So what makes a fern a fern? Well, the most distinguishing feature of a fern is that it doesn't produce seeds. Instead, ferns multiply using spores that typically appear as brown growths of one type or another under the leaf. It's quite rare that somebody at home would try to propagate ferns at home by spores, but it is an interesting fact.
When keeping ferns in the house, try and think about where they would grow in the wild. Typically ferns are understory plants growing on the cool moist forest floor under old growth trees. Because of this, ferns don't need lots of light in the house, which is a great convenience. What they do need, though, is the moisture and humidity. The most common way of adding humidity is by misting the plant which should be done quite regularly. Another way is to place a saucer of small stones under the fern and keep the saucer topped up with water. As the water evaporates, it creates a small localized area of higher humidity around the fern, making it very happy.

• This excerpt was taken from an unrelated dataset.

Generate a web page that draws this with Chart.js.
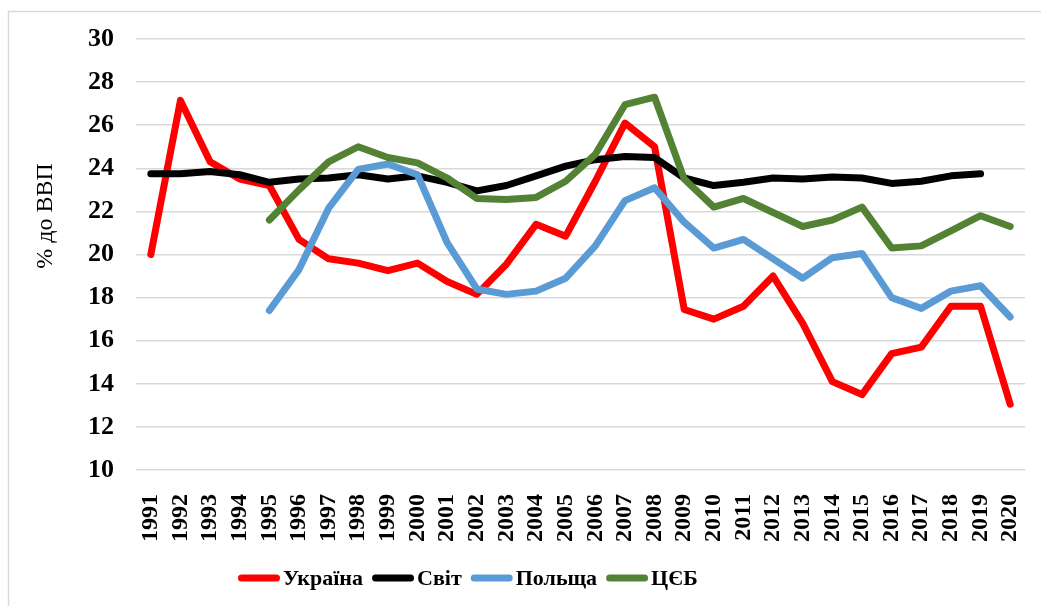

The variety of ferns available is also quite broad. The most common fern is the Boston fern, typically found in hanging baskets. Mainhair ferns and very soft and fluffy to the touch. Asparagus ferns are also very common and resemble the fronds of an Asparagus plant. Birdsnest ferns have thick, almost artificial looking leaves growing from the base resembling a birds nest. My personal favourite is the Staghorn fern which is often mounted on a wooden plaque and hung on the wall. The fronds look like the antlers of a large animal, hence the name. Large basal leaves grow out and cover the base of the plant or the plaque for another interesting look.
If you ask me, a fern is a perfect bathroom plant which will love you every time you have a nice hot steamy shower.